# [TASK PROMPT]
Retype only the lines from the one containing "Write a Python" through the one containing "2.94e-6, 2.79e-6, 2.65e-6, 2.51e-6, 2.34e-7]", both included, word for word. Pictures stay out of the copy.

>> Start GIVEN RECORDS

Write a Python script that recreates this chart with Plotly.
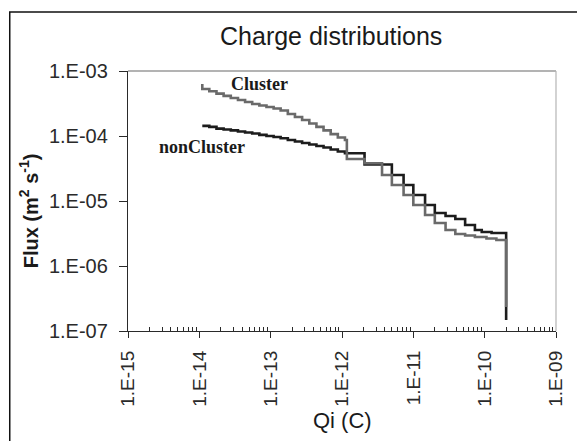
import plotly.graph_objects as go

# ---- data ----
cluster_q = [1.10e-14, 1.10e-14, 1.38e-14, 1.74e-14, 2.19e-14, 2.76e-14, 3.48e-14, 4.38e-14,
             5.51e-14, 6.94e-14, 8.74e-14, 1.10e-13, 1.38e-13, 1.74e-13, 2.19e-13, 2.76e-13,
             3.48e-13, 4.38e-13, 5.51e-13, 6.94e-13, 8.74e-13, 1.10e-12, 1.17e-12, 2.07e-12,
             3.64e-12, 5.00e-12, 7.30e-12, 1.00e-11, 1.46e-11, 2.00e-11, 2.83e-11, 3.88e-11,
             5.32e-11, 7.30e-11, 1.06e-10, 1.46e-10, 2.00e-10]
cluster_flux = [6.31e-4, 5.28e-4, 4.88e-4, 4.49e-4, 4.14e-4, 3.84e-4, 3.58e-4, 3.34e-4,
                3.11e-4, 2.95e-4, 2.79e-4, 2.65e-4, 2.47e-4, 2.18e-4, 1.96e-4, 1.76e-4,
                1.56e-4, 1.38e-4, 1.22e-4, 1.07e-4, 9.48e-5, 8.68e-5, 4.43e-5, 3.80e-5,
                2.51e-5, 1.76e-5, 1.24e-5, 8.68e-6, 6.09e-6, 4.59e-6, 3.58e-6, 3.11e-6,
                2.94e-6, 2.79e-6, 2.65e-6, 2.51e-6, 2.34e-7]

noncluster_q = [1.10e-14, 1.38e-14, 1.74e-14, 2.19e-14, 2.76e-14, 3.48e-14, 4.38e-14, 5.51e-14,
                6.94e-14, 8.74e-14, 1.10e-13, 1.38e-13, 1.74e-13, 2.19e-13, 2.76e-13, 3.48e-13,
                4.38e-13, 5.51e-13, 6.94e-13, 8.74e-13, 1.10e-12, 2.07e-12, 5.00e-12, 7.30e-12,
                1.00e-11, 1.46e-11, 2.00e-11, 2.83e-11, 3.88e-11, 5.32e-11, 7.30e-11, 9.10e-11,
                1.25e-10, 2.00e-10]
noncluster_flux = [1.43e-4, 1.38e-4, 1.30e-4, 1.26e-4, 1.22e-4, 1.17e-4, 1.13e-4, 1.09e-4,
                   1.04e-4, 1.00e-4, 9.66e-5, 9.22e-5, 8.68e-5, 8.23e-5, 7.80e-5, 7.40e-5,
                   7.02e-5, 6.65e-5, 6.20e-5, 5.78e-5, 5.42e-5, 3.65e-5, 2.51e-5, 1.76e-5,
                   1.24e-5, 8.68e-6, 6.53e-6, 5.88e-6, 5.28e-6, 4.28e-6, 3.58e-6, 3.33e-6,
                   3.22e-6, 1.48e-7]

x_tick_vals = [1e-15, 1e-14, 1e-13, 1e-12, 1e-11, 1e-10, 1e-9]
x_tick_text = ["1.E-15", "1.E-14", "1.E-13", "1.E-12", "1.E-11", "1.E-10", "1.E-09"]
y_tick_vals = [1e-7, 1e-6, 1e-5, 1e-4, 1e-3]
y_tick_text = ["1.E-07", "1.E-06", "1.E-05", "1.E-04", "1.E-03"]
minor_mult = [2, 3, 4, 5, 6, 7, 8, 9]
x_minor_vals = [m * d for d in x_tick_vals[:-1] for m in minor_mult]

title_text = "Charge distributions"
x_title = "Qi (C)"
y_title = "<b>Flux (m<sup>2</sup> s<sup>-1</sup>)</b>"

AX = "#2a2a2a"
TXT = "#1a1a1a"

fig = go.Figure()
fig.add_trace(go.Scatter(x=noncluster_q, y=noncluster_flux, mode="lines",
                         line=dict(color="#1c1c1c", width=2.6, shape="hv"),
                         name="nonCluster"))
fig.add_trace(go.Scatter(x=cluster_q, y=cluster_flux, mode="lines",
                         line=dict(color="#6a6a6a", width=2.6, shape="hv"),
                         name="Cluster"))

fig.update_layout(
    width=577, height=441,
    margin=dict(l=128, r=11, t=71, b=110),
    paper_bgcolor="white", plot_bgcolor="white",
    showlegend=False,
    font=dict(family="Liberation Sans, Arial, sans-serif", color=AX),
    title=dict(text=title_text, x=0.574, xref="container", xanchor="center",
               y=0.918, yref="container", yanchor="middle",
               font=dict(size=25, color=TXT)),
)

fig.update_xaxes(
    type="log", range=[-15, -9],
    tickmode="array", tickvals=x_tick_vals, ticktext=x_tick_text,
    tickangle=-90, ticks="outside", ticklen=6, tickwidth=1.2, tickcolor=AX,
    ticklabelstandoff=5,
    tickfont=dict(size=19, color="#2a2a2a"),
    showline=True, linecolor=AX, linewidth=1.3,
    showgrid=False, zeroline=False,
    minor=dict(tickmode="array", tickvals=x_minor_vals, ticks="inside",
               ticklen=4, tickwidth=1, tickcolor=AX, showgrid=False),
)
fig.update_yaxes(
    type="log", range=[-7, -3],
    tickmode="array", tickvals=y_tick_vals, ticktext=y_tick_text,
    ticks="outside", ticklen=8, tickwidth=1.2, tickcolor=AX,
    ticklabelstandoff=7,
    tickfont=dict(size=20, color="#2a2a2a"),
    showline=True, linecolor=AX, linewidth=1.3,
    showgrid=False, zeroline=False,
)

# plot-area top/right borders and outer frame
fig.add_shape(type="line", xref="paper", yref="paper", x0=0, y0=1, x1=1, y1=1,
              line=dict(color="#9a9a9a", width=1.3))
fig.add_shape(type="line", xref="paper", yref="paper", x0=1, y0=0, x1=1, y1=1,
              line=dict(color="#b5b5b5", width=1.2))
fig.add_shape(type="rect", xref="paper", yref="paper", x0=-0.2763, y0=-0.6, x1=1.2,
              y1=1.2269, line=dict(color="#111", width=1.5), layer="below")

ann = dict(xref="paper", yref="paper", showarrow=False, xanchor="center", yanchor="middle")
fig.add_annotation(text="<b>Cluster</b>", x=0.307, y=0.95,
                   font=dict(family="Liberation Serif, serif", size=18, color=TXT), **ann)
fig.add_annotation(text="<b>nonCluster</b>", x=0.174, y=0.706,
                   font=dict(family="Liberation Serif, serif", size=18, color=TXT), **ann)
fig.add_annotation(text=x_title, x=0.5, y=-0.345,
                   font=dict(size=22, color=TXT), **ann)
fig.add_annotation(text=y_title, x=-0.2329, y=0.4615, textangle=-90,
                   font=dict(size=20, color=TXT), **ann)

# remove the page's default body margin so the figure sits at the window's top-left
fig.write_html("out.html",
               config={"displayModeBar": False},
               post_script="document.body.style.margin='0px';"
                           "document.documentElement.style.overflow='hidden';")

>> End GIVEN RECORDS
>> Start GIVEN RECORDS

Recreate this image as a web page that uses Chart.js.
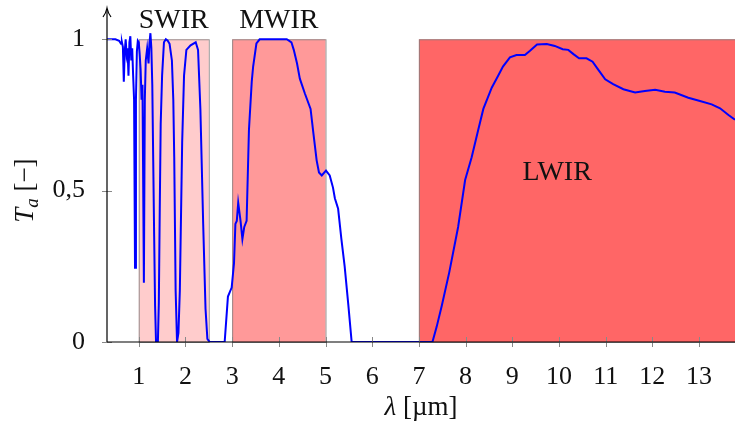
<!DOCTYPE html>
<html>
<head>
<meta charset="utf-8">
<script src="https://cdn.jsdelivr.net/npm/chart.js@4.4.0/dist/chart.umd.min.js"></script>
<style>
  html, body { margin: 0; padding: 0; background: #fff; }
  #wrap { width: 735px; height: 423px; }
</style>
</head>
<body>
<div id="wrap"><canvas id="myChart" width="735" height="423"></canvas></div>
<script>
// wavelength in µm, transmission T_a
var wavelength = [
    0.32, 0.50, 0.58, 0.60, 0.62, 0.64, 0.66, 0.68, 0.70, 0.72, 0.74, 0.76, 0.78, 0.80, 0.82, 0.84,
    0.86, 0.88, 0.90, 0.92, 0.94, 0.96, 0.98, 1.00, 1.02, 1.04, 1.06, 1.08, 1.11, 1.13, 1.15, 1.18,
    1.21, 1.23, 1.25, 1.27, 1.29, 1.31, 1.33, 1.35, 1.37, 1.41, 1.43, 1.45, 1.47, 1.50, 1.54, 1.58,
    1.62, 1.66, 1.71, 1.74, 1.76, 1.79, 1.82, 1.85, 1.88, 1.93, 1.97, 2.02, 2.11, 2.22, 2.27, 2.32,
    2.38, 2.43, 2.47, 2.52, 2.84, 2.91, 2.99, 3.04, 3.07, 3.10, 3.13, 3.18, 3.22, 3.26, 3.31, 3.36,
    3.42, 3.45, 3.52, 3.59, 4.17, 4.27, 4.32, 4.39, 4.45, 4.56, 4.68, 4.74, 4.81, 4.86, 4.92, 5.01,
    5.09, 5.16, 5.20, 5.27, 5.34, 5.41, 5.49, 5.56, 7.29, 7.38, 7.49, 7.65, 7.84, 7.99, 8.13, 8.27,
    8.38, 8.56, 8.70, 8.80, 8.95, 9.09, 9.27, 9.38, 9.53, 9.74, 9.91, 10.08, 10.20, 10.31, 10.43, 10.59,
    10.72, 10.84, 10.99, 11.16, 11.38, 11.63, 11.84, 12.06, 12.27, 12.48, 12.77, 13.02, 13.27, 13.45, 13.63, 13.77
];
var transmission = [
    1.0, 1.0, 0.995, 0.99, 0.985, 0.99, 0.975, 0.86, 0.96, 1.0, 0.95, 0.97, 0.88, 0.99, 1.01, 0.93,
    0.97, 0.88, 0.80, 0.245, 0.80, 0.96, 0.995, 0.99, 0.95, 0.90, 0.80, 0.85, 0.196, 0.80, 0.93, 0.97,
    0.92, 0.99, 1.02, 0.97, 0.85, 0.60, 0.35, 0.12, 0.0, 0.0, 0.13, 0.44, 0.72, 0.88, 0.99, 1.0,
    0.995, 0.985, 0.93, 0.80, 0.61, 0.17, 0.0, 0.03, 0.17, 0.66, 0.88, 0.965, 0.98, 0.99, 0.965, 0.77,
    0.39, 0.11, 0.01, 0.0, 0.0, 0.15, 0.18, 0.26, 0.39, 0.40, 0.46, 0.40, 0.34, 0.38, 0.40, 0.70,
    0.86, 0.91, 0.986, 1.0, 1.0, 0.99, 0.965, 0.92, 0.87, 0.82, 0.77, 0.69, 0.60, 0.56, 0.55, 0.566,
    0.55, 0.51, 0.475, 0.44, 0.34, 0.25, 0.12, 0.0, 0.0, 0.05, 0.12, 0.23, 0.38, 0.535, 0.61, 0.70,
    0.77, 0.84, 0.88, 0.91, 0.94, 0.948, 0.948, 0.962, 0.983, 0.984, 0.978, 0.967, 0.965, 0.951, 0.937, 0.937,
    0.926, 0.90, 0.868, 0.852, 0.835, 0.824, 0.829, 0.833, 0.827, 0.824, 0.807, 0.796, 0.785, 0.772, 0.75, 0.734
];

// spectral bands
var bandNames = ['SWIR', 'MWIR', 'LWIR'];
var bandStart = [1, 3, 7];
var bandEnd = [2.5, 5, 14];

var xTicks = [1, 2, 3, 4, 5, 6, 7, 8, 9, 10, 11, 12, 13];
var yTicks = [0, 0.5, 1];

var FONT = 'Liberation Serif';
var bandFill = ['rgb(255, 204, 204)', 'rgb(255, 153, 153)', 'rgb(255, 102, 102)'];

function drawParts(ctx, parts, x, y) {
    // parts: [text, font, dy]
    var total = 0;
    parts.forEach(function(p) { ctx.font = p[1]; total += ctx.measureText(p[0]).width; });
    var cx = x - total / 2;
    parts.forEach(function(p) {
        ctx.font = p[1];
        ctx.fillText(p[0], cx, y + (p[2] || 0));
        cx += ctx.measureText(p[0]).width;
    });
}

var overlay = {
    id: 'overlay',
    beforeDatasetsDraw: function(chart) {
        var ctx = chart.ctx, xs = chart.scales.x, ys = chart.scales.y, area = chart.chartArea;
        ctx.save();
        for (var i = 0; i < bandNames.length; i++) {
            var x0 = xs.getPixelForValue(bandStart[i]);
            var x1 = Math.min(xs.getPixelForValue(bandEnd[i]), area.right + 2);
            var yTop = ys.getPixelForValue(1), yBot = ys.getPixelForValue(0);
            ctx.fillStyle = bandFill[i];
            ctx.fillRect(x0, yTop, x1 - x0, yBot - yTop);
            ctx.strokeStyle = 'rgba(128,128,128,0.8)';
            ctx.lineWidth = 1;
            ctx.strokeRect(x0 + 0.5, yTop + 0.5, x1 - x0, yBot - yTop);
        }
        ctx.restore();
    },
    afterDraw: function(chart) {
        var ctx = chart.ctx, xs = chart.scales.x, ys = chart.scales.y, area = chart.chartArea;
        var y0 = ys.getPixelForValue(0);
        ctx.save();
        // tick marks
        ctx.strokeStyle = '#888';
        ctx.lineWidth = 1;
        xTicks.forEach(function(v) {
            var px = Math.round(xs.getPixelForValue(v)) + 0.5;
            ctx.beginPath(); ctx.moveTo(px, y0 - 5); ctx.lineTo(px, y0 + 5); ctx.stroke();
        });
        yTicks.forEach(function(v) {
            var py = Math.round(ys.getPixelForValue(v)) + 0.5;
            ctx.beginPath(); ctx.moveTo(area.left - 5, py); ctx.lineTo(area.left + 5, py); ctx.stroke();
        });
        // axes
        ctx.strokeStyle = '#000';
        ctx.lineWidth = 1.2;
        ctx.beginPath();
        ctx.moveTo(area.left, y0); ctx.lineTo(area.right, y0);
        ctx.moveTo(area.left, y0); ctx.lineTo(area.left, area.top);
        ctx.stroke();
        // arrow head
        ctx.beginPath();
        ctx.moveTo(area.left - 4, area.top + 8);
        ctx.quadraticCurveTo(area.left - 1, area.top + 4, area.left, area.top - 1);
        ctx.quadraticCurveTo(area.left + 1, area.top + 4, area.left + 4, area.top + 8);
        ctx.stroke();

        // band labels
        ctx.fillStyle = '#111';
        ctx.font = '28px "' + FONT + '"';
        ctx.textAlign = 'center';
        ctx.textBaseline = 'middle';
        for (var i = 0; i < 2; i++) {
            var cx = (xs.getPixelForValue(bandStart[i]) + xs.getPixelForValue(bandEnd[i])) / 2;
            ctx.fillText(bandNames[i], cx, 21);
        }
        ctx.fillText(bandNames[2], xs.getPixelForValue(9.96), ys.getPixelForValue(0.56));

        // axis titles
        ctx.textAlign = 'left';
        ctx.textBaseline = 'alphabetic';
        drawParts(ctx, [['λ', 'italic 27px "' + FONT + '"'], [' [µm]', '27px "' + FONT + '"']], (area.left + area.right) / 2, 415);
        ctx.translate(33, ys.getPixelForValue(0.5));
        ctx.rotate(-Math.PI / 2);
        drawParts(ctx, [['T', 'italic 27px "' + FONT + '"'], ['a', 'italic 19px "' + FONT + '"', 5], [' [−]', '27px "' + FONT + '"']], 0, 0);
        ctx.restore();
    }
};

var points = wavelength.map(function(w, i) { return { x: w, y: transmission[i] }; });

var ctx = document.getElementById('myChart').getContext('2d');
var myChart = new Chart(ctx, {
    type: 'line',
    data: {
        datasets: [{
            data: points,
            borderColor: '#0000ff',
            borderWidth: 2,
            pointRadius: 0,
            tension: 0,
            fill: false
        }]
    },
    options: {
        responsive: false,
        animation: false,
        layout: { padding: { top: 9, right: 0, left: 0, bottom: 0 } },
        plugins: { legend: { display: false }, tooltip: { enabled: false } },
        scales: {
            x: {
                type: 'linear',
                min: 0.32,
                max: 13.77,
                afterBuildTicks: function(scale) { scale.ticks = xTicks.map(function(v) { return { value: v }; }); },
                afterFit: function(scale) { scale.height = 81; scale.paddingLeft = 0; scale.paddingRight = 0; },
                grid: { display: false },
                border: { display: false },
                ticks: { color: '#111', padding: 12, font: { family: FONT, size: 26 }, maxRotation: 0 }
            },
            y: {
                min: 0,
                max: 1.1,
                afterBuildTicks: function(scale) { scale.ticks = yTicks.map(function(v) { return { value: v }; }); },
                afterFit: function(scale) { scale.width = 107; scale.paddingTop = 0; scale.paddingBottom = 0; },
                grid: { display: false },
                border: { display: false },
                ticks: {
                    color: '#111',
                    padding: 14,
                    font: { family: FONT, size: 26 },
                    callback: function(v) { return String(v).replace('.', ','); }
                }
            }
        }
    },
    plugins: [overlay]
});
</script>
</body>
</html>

>> End GIVEN RECORDS

# [SOLUTION FOR THIS EXERCISE]
Write a Python script that recreates this chart with Plotly.
import plotly.graph_objects as go

# ---- data ----
cluster_q = [1.10e-14, 1.10e-14, 1.38e-14, 1.74e-14, 2.19e-14, 2.76e-14, 3.48e-14, 4.38e-14,
             5.51e-14, 6.94e-14, 8.74e-14, 1.10e-13, 1.38e-13, 1.74e-13, 2.19e-13, 2.76e-13,
             3.48e-13, 4.38e-13, 5.51e-13, 6.94e-13, 8.74e-13, 1.10e-12, 1.17e-12, 2.07e-12,
             3.64e-12, 5.00e-12, 7.30e-12, 1.00e-11, 1.46e-11, 2.00e-11, 2.83e-11, 3.88e-11,
             5.32e-11, 7.30e-11, 1.06e-10, 1.46e-10, 2.00e-10]
cluster_flux = [6.31e-4, 5.28e-4, 4.88e-4, 4.49e-4, 4.14e-4, 3.84e-4, 3.58e-4, 3.34e-4,
                3.11e-4, 2.95e-4, 2.79e-4, 2.65e-4, 2.47e-4, 2.18e-4, 1.96e-4, 1.76e-4,
                1.56e-4, 1.38e-4, 1.22e-4, 1.07e-4, 9.48e-5, 8.68e-5, 4.43e-5, 3.80e-5,
                2.51e-5, 1.76e-5, 1.24e-5, 8.68e-6, 6.09e-6, 4.59e-6, 3.58e-6, 3.11e-6,
                2.94e-6, 2.79e-6, 2.65e-6, 2.51e-6, 2.34e-7]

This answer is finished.